Zelenskyy also reiterated his readiness to have a face-to-face sit-down with his Russian counterpart, Vladimir Putin, saying: “A meeting at the leadership level is needed to truly ensure peace — lasting peace.”
Two rounds of direct peace talks between Russia and Ukraine in Istanbul in May and early June secured large-scale prisoner swaps and deals to return the bodies of slain soldiers.
But they made no breakthrough in achieving a cease-fire to potentially end the military conflict that began with Russia’s full-scale invasion of its neighbor in February 2022.
Zelenskyy said, Rustem Umerov, the newly appointed head of Ukraine’s National Security and Defense Council, had sent Moscow the offer to hold the meeting next week, but did not provide further details.
Umerov, a former defense minister, headed the Ukrainian delegation at both rounds of the peace talks in Turkey.
Moscow has repeatedly said it is ready for a fresh round of negotiations but has since intensified its relentless air strikes on Ukraine.
Zelenskyy’s comments came just hours after Russia fired nearly 380 drones and cruise and ballistic missiles at nearly a dozen Ukrainian towns and cities, killing at least one person and wounding others, according to Ukrainian emergency officials.
A nine-story apartment building in the Black Sea port of Odesa was hit, killing one woman and wounding several others, the officials said.

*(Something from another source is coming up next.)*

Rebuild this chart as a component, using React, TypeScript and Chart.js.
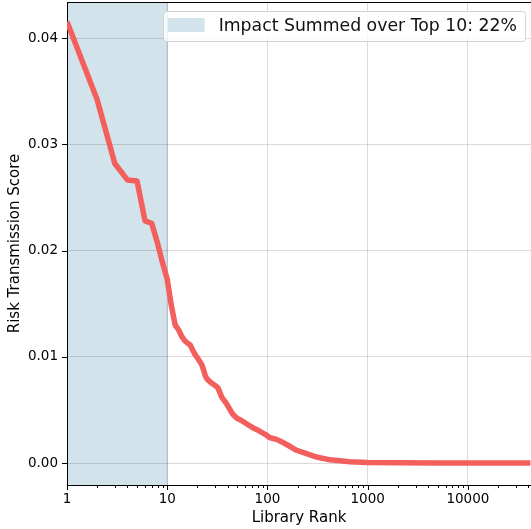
import React, { useEffect, useRef } from "react";
import { Chart, registerables } from "chart.js";

Chart.register(...registerables);

const ranks = [
  1, 2, 3, 4, 5, 6, 7, 8, 9, 10, 11, 12, 13, 14, 15, 16, 17, 18, 19, 20, 22, 23, 24, 25, 27, 30, 32, 35, 39,
  45, 50, 55, 64, 72, 80, 95, 105, 125, 145, 165, 195, 245, 310, 420, 660, 1000, 2000, 5000, 10000, 20000,
  42000,
];
const scores = [
  0.04155, 0.0342, 0.0282, 0.02665, 0.02655, 0.0228, 0.02257, 0.0207, 0.0188, 0.0173, 0.0148, 0.013,
  0.01252, 0.0119, 0.0115, 0.01127, 0.0111, 0.0106, 0.0102, 0.0099, 0.0093, 0.0088, 0.0082, 0.0079,
  0.0076, 0.0073, 0.0071, 0.0062, 0.0056, 0.0046, 0.0042, 0.004, 0.0036, 0.0033, 0.0031, 0.0027, 0.0024,
  0.0022, 0.0019, 0.0016, 0.0012, 0.00088, 0.00056, 0.0003, 0.00012, 0.00005, 0.00002, 0.000008,
  0.000004, 0.000002, 0.000001,
];
const xTickValues = [1, 10, 100, 1000, 10000];
const xTickLabels = ["1", "10", "100", "1000", "10000"];
const yTickValues = [0, 0.01, 0.02, 0.03, 0.04];
const yTickLabels = ["0.00", "0.01", "0.02", "0.03", "0.04"];
const highlightRange = [1, 10];
const legendLabel = "Impact Summed over Top 10: 22%";
const xTitle = "Library Rank";
const yTitle = "Risk Transmission Score";

const FONT = "'DejaVu Sans', sans-serif";
const LINE_COLOR = "rgb(242,95,92)";
const SHADE_COLOR = "rgb(211,227,235)";
const GRID_COLOR = "rgba(0,0,0,0.14)";

function minorTicks(min: number, max: number): number[] {
  const out: number[] = [];
  for (let d = 1; d <= max; d *= 10) {
    for (let k = 2; k <= 9; k++) {
      const v = d * k;
      if (v > min && v < max) out.push(v);
    }
  }
  return out;
}

const decorPlugin = {
  id: "decor",
  beforeDraw(chart: any) {
    const { ctx, chartArea, scales } = chart;
    ctx.save();
    ctx.fillStyle = "#ffffff";
    ctx.fillRect(0, 0, chart.width, chart.height);
    const x0 = scales.x.getPixelForValue(highlightRange[0]);
    const x1 = scales.x.getPixelForValue(highlightRange[1]);
    ctx.fillStyle = SHADE_COLOR;
    ctx.fillRect(x0, chartArea.top, x1 - x0, chartArea.bottom - chartArea.top);
    ctx.strokeStyle = "rgba(150,175,195,0.35)";
    ctx.lineWidth = 1.5;
    ctx.beginPath();
    ctx.moveTo(x1, chartArea.top);
    ctx.lineTo(x1, chartArea.bottom);
    ctx.stroke();
    ctx.restore();
  },
  afterDraw(chart: any) {
    const { ctx, chartArea, scales } = chart;
    ctx.save();
    ctx.strokeStyle = "#000";
    ctx.lineWidth = 1;
    // top spine
    ctx.beginPath();
    ctx.moveTo(chartArea.left, chartArea.top + 0.5);
    ctx.lineTo(chartArea.right, chartArea.top + 0.5);
    ctx.stroke();
    // ticks
    ctx.beginPath();
    for (const v of xTickValues) {
      const px = Math.round(scales.x.getPixelForValue(v)) + 0.5;
      ctx.moveTo(px, chartArea.bottom);
      ctx.lineTo(px, chartArea.bottom + 5);
    }
    for (const v of minorTicks(1, scales.x.max)) {
      const px = Math.round(scales.x.getPixelForValue(v)) + 0.5;
      ctx.moveTo(px, chartArea.bottom);
      ctx.lineTo(px, chartArea.bottom + 3);
    }
    for (const v of yTickValues) {
      const py = Math.round(scales.y.getPixelForValue(v)) + 0.5;
      ctx.moveTo(chartArea.left - 5, py);
      ctx.lineTo(chartArea.left, py);
    }
    ctx.stroke();

    // legend
    ctx.font = `17.3px ${FONT}`;
    const tw = ctx.measureText(legendLabel).width;
    const right = chartArea.right - 6;
    const bw = tw + 64;
    const bx = right - bw;
    const by = chartArea.top + 9;
    const bh = 30;
    ctx.fillStyle = "rgba(255,255,255,0.8)";
    ctx.strokeStyle = "rgb(210,210,210)";
    ctx.beginPath();
    (ctx as any).roundRect(Math.round(bx) + 0.5, by + 0.5, Math.round(bw), bh, 3);
    ctx.fill();
    ctx.stroke();
    ctx.fillStyle = SHADE_COLOR;
    ctx.fillRect(bx + 5, by + 7, 37, 14);
    ctx.fillStyle = "#111";
    ctx.textBaseline = "middle";
    ctx.textAlign = "left";
    ctx.fillText(legendLabel, bx + 56, by + bh / 2 + 1);
    ctx.restore();
  },
};

export default function App() {
  const ref = useRef<HTMLCanvasElement | null>(null);
  useEffect(() => {
    document.body.style.margin = "0";
    const canvas = ref.current!;
    const chart = new Chart(canvas, {
      type: "line",
      data: {
        datasets: [
          {
            data: ranks.map((r, i) => ({ x: r, y: scores[i] })),
            borderColor: LINE_COLOR,
            borderWidth: 5.5,
            pointRadius: 0,
            tension: 0,
            fill: false,
            borderJoinStyle: "round",
            borderCapStyle: "butt",
          },
        ],
      },
      options: {
        responsive: false,
        animation: false,
        layout: { padding: { top: 2, left: 0, right: 0, bottom: 0 } },
        plugins: { legend: { display: false }, tooltip: { enabled: false } },
        scales: {
          x: {
            type: "logarithmic",
            min: 1,
            max: 42600,
            afterBuildTicks: (s: any) => {
              s.ticks = xTickValues.map((v) => ({ value: v }));
            },
            afterFit: (s: any) => {
              s.height = 44;
              s.paddingLeft = 0;
              s.paddingRight = 0;
            },
            ticks: {
              autoSkip: false,
              maxRotation: 0,
              padding: 6,
              color: "#000",
              font: { family: FONT, size: 13.5 },
              callback: (v: any) => {
                const i = xTickValues.indexOf(Number(v));
                return i >= 0 ? xTickLabels[i] : "";
              },
            },
            grid: { color: GRID_COLOR, drawTicks: false, lineWidth: 1 },
            border: { display: true, color: "#000", width: 1 },
            title: {
              display: true,
              text: xTitle,
              color: "#000",
              font: { family: FONT, size: 15 },
              padding: { top: 0, bottom: 2 },
            },
          },
          y: {
            type: "linear",
            min: -0.00207,
            max: 0.0434,
            afterBuildTicks: (s: any) => {
              s.ticks = yTickValues.map((v) => ({ value: v }));
            },
            afterFit: (s: any) => {
              s.width = 67;
              s.paddingTop = 0;
              s.paddingBottom = 0;
            },
            ticks: {
              padding: 9,
              color: "#000",
              font: { family: FONT, size: 13.5 },
              callback: (v: any) => {
                const i = yTickValues.findIndex((t) => Math.abs(t - Number(v)) < 1e-9);
                return i >= 0 ? yTickLabels[i] : "";
              },
            },
            grid: { color: GRID_COLOR, drawTicks: false, lineWidth: 1 },
            border: { display: true, color: "#000", width: 1 },
            title: {
              display: true,
              text: yTitle,
              color: "#000",
              font: { family: FONT, size: 15 },
              padding: { top: 6, bottom: 0 },
            },
          },
        },
      },
      plugins: [decorPlugin],
    } as any);
    return () => chart.destroy();
  }, []);
  return (
    <div style={{ position: "fixed", left: 0, top: 0, width: 531, height: 529 }}>
      <canvas ref={ref} width={531} height={529} style={{ display: "block" }} />
    </div>
  );
}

Ukraine responded with a barrage of drone attacks overnight and in the early hours of July 20, with some drones heading toward the Russian capital, Moscow.
Russia’s Defense Ministry said on July 20 that its forces had shot down 142 Ukrainian drones overnight, including 27 over the Moscow region.
The drones were reportedly downed over a number of regions in the European part of Russia, as well as over the Black Sea.
Moscow Mayor Sergei Sobyanin said on Telegram that the latest attacks included four drones heading toward the capital in the morning, and that they were intercepted by air defense systems.
The drone strikes forced Moscow’s four major airports — Sheremetyevo, Vnukovo, Domodedovo, and Zhukovsky -– to redirect a total of 134 flights, according to Russia’s aviation watchdog Rosaviatsia.
By 10 a.m. Moscow time, Vnukovo in the Moscow region and Grabtsevo in the Kaluga region remained closed to air traffic.